The Calgary program’s leaders and the Canadian Cancer Society are among the groups now advocating for public funding of the procedure, which costs thousands of dollars.

“Families that have heard about it are very, very hopeful,” said Shu Foong, a clinical assistant professor at the University of Calgary and leader of the division of reproductive endocrinology and infertility for Alberta Health Services’ Calgary zone. “They are very, very thankful to just have at least this piece of hope stored away.”

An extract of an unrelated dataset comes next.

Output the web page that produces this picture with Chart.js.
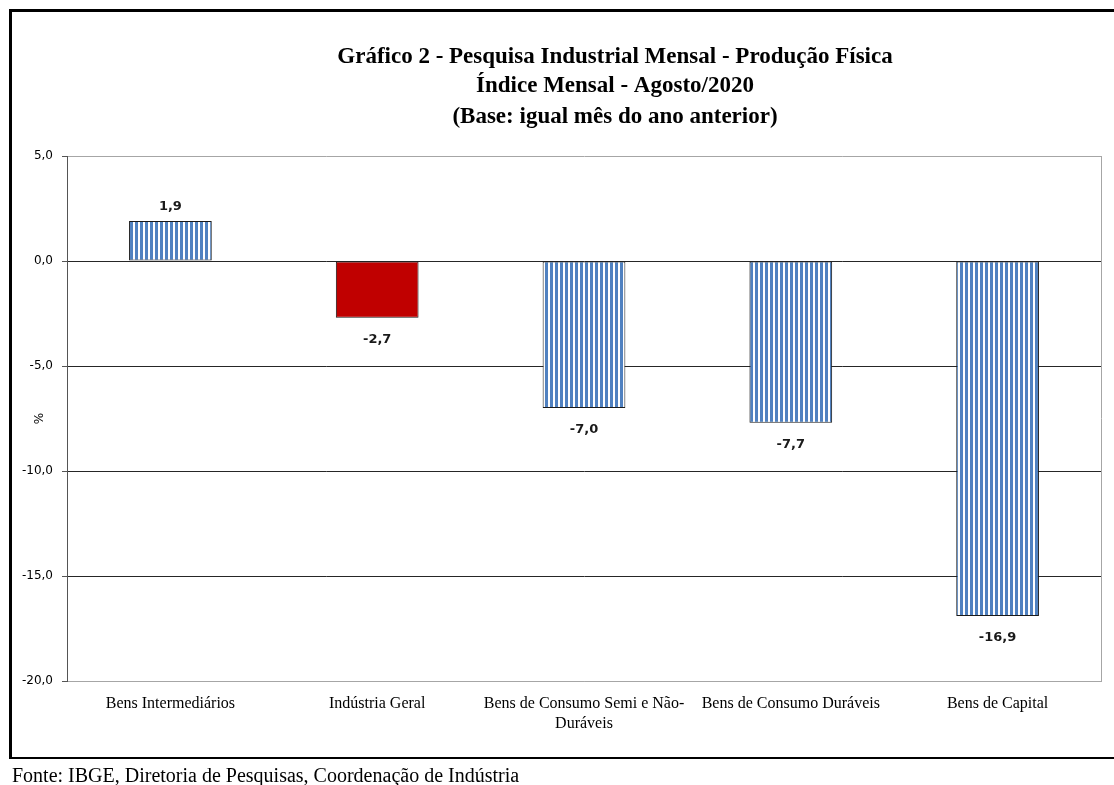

Until recently, prepubescent girls who were preparing to undergo cancer treatments or bone marrow transplants that might leave them infertile had no way of safeguarding their fertility for the future. Girls don’t produce mature, viable eggs – the kind that grown women regularly put on ice in hopes of having a baby years later – until after puberty.

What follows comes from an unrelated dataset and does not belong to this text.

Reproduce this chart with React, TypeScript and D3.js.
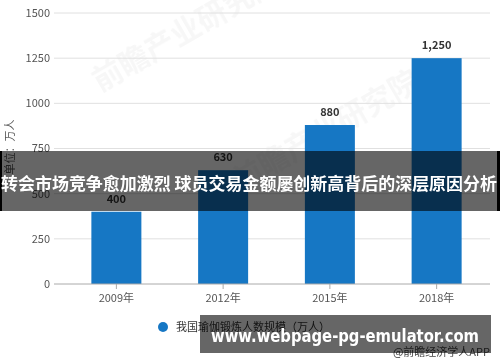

In most cases, ovarian tissue cryopreservation begins with the removal of one ovary through minimally invasive surgery. The cortex, or outer layer of the ovary, where primordial follicles reside, is then sliced away, bathed in a cryopreservation solution and slowly frozen. The tissue can be thawed years later and reimplanted in its native location in a woman’s lower abdomen, restoring her fertility.

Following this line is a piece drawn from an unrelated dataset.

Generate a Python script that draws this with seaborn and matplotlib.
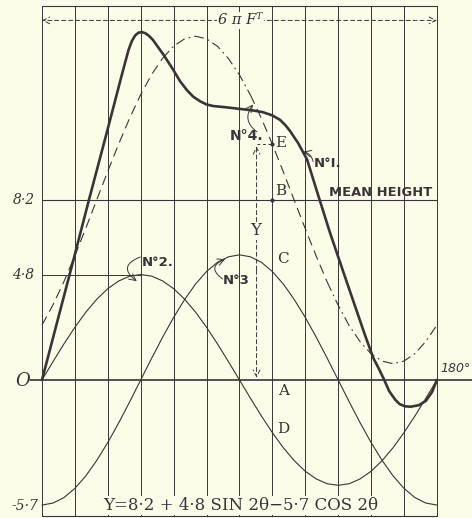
import numpy as np
import pandas as pd
import matplotlib
matplotlib.use("Agg")
import matplotlib.pyplot as plt
import seaborn as sns

sns.set_theme(style="white")
plt.rcParams["lines.scale_dashes"] = False

INK = "#3b3338"
PAPER = "#fbfde9"

# ── data ─────────────────────────────────────────────────────────────────────
theta = list(range(0, 181, 5))

# No.2  4.8 sin 2θ
no2 = [0, 0.83, 1.64, 2.4, 3.09, 3.68, 4.16, 4.51, 4.73, 4.8, 4.73, 4.51, 4.16,
       3.68, 3.09, 2.4, 1.64, 0.83, 0, -0.83, -1.64, -2.4, -3.09, -3.68, -4.16,
       -4.51, -4.73, -4.8, -4.73, -4.51, -4.16, -3.68, -3.09, -2.4, -1.64, -0.83, 0]
# No.3  -5.7 cos 2θ
no3 = [-5.7, -5.61, -5.36, -4.94, -4.37, -3.66, -2.85, -1.95, -0.99, 0, 0.99, 1.95,
       2.85, 3.66, 4.37, 4.94, 5.36, 5.61, 5.7, 5.61, 5.36, 4.94, 4.37, 3.66, 2.85,
       1.95, 0.99, 0, -0.99, -1.95, -2.85, -3.66, -4.37, -4.94, -5.36, -5.61, -5.7]
# No.4  Y = 8.2 + 4.8 sin 2θ - 5.7 cos 2θ
no4 = [2.5, 3.42, 4.48, 5.66, 6.92, 8.22, 9.51, 10.76, 11.94, 13.0, 13.92, 14.66,
       15.21, 15.54, 15.66, 15.54, 15.2, 14.64, 13.9, 12.98, 11.92, 10.74, 9.48,
       8.18, 6.89, 5.64, 4.46, 3.4, 2.48, 1.74, 1.19, 0.86, 0.74, 0.86, 1.2, 1.76, 2.5]

# No.1  actual profile (thick)
no1_theta = [0, 13.5, 21.4, 30, 36, 38, 39.5, 41, 42.5, 44, 45.5, 47, 48.5, 50.5, 53,
             55.5, 59.7, 63, 66.1, 69, 72, 75, 78, 84, 90, 96, 100.7, 105, 108.5, 111,
             113, 115, 116.7, 120.8, 125.3, 131.3, 138.1, 147.2, 151, 153.6, 156,
             158.2, 161, 163, 165.4, 168, 171.8, 175, 177.8, 180]
no1 = [0, 5.15, 8.2, 11.45, 13.75, 14.5, 15.05, 15.45, 15.7, 15.82, 15.85, 15.8, 15.7,
       15.5, 15.15, 14.8, 14.15, 13.6, 13.2, 12.9, 12.7, 12.55, 12.48, 12.42, 12.35,
       12.28, 12.2, 12.05, 11.85, 11.6, 11.35, 11.05, 10.8, 10.05, 8.6, 6.7, 4.7,
       2.05, 1.0, 0.5, 0.0, -0.5, -0.9, -1.1, -1.2, -1.22, -1.15, -0.95, -0.55, 0]

grid_deg = list(range(0, 181, 15))
mean_height = 8.2
amp_sin = 4.8
e_theta = 105
e_value = 10.74
y_dim_theta = 97.8

# ── figure ───────────────────────────────────────────────────────────────────
fig = plt.figure(figsize=(4.72, 5.18), dpi=100, facecolor=PAPER)
ax = fig.add_axes([0, 0, 1, 1])
ax.set_facecolor(PAPER)
ax.set_xlim(-19.14, 196.0)
ax.set_ylim(-6.29, 17.31)
ax.axis("off")

top, bottom = 17.04, -6.2

# frame and grid
for g in grid_deg:
    ax.plot([g, g], [bottom, top], color=INK, lw=0.7)
ax.plot([0, 180], [top, top], color=INK, lw=0.8)
ax.plot([0, 180], [bottom, bottom], color=INK, lw=0.8)
ax.plot([-5.5, 196], [0, 0], color=INK, lw=1.2)
ax.plot([0, 180], [mean_height, mean_height], color=INK, lw=0.8)
ax.plot([0, 45], [amp_sin, amp_sin], color=INK, lw=0.7)

# curves
def draw(xs, ys, lw, ls="-"):
    sns.lineplot(x=xs, y=ys, ax=ax, color=INK, linewidth=lw, linestyle=ls,
                 sort=False, estimator=None, legend=False)

draw(theta, no2, 0.8)
draw(theta, no3, 0.8)

dash = (0, (7, 4))
dashdot = (0, (7, 3, 1.2, 3))
for a, b, ls in [(0, 12, dash), (11, 20, dashdot), (19, 27, dash), (26, 37, dashdot)]:
    draw(theta[a:b], no4[a:b], 0.8, ls)

draw(no1_theta, no1, 1.9)

# 6π ft span
span_v = 16.38
for end in (0, 180):
    ax.annotate("", xy=(end, span_v), xytext=(90, span_v),
                arrowprops=dict(arrowstyle="->", color=INK, lw=0.7, linestyle=(0, (3, 2)),
                                shrinkA=0, shrinkB=0))
ax.text(90.5, span_v, "6 π Fᵀ", ha="center", va="center", fontsize=10.5,
        style="italic", color=INK, family=["DejaVu Serif", "DejaVu Sans"],
        bbox=dict(facecolor=PAPER, edgecolor="none", pad=1))

# Y dimension
ax.annotate("", xy=(y_dim_theta, 0.1), xytext=(y_dim_theta, 5),
            arrowprops=dict(arrowstyle="->", color=INK, lw=0.7, linestyle=(0, (3, 2)),
                            shrinkA=0, shrinkB=0))
ax.annotate("", xy=(y_dim_theta, e_value - 0.1), xytext=(y_dim_theta, 5),
            arrowprops=dict(arrowstyle="->", color=INK, lw=0.7, linestyle=(0, (3, 2)),
                            shrinkA=0, shrinkB=0))
ax.plot([y_dim_theta, e_theta], [e_value, e_value], color=INK, lw=0.7, ls=(0, (2, 2)))
ax.text(97.5, 6.8, "Y", ha="center", va="center", fontsize=12, color=INK,
        family="DejaVu Serif", bbox=dict(facecolor=PAPER, edgecolor="none", pad=0.5))

ax.scatter([e_theta, e_theta], [e_value, mean_height], s=4, color=INK, zorder=3)

serif = dict(color=INK, family="DejaVu Serif", fontsize=11, va="center", ha="left")
ax.text(106.5, 10.8, "E", **serif)
ax.text(106.5, 8.6, "B", **serif)
ax.text(107.2, 5.5, "C", **serif)
ax.text(107.5, -0.5, "A", **serif)
ax.text(107.2, -2.24, "D", **serif)

# axis labels
lab = dict(color=INK, family="DejaVu Serif", style="italic", fontsize=10,
           va="center", ha="right")
ax.text(-3.2, 8.2, "8·2", **lab)
ax.text(-3.6, 4.8, "4·8", **lab)
ax.text(-5.6, -0.05, "O", fontsize=13, color=INK, family="DejaVu Serif",
        style="italic", va="center", ha="right")
ax.text(-1.6, -5.75, "-5·7", **lab)
ax.text(181.8, 0.5, "180°", color=INK, family="DejaVu Sans", style="italic",
        fontsize=9, va="center", ha="left")

bold = dict(color=INK, family="DejaVu Sans", weight="bold", va="center", ha="left")
ax.text(130.6, 8.55, "MEAN HEIGHT", fontsize=9.4, **bold)
ax.text(124.0, 9.85, "N°I.", fontsize=9.5, **bold)
ax.text(85.6, 11.1, "N°4.", fontsize=10, **bold)
ax.text(45.5, 5.35, "N°2.", fontsize=9.5, **bold)
ax.text(82.5, 4.55, "N°3", fontsize=9.5, **bold)

# leaders
ax.annotate("", xy=(119.2, 10.4), xytext=(123.6, 9.95),
            arrowprops=dict(arrowstyle="->", color=INK, lw=0.7,
                            connectionstyle="arc3,rad=0.3", shrinkA=0, shrinkB=0))
ax.annotate("", xy=(96.2, 12.55), xytext=(98.0, 11.3),
            arrowprops=dict(arrowstyle="->", color=INK, lw=0.7,
                            connectionstyle="arc3,rad=-0.5", shrinkA=0, shrinkB=0))
ax.annotate("", xy=(43.2, 4.5), xytext=(44.8, 5.6),
            arrowprops=dict(arrowstyle="->", color=INK, lw=0.7,
                            connectionstyle="arc3,rad=0.9", shrinkA=0, shrinkB=0))
ax.annotate("", xy=(83.5, 5.5), xytext=(82.3, 4.6),
            arrowprops=dict(arrowstyle="->", color=INK, lw=0.7,
                            connectionstyle="arc3,rad=-0.9", shrinkA=0, shrinkB=0))

# formula
ax.text(90.5, -5.72, "Y=8·2 + 4·8 SIN 2θ−5·7 COS 2θ", ha="center", va="center",
        fontsize=12, color=INK, family="DejaVu Serif",
        bbox=dict(facecolor=PAPER, edgecolor="none", pad=0.5))

fig.savefig("out.png", dpi=100, facecolor=PAPER)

No live babies have resulted from this technique in Canada because it is so new, Dr. Foong said. The Canadian Fertility and Andrology Society only deemed it non-experimental in 2020, following the lead of the American Society for Reproductive Medicine and other international fertility groups.

The Calgary program has frozen ovarian tissue in about 15 cases, Dr. Foong added, most of them in the last year or so.

Toronto’s Mount Sinai Hospital, in partnership with the Hospital for Sick Children, has also frozen the ovarian tissue of more than a dozen patients in the last year, most of them children, according to Jennia Michaeli, who leads the ovarian tissue cryopreservation program at Mount Sinai. (Some adult women choose the procedure over egg freezing as well, often in urgent cases where they can’t delay surgery, radiation or chemotherapy to undergo a typical egg harvesting first.)

The youngest patient to undergo the procedure in Toronto was just 5, said Dr. Michaeli, who added that a hospital in Montreal offers the novel technique as well. Most of the parents she’s dealt with are excited to hear that freezing their daughter’s ovarian tissue is even a possibility.

Kelly Wilson Cull, director of advocacy for the Canadian Cancer Society, said her organization is urging provincial and territorial governments to publicly fund ovarian tissue freezing along with a broad range of fertility services for cancer patients. As it stands, coverage differs from province to province.

“Cancer patients are just experiencing such a tremendous toll from an emotional, physical and psychosocial perspective,” Ms. Wilson Cull said. “So adding the weight of fertility services really compounds all of that.”

In Alberta, where the nine-year-old girl had her ovarian tissue frozen in 2021, the office of Health Minister Adriana LaGrange said by e-mail that fertility procedures “are not covered at this time,” because the province’s health plan only covers “medically required physician and hospital services.”

Despite that, the father – whose story the University of Calgary made public this week – did not have to pay the approximately $3,000 Dr. Foong said it would have cost to harvest and freeze the girls’ ovaries. The hospital agreed to cover it, something Dr. Michaeli of Mount Sinai said her hospital, along with SickKids, has decided to do, too.

However, the Alberta father is doling out about $750 a year for storage of his daughter’s ovarian tissue, a price he is willing to pay even though her odds of conceiving a biological child are longer than those of other girls in a similar boat.

Reimplanting her ovarian tissue would be too dangerous because of her genetic mutation, he explained. But doctors told him there is good reason to hope that by the time his daughter is grown, scientists will have figured out how to stimulate her ovarian tissue to produce eggs in a lab that could be screened for the mutation before implantation.

“The doctor really believed that it was worth a shot,” he said, “so much so that they offered the procedure at no cost to me.”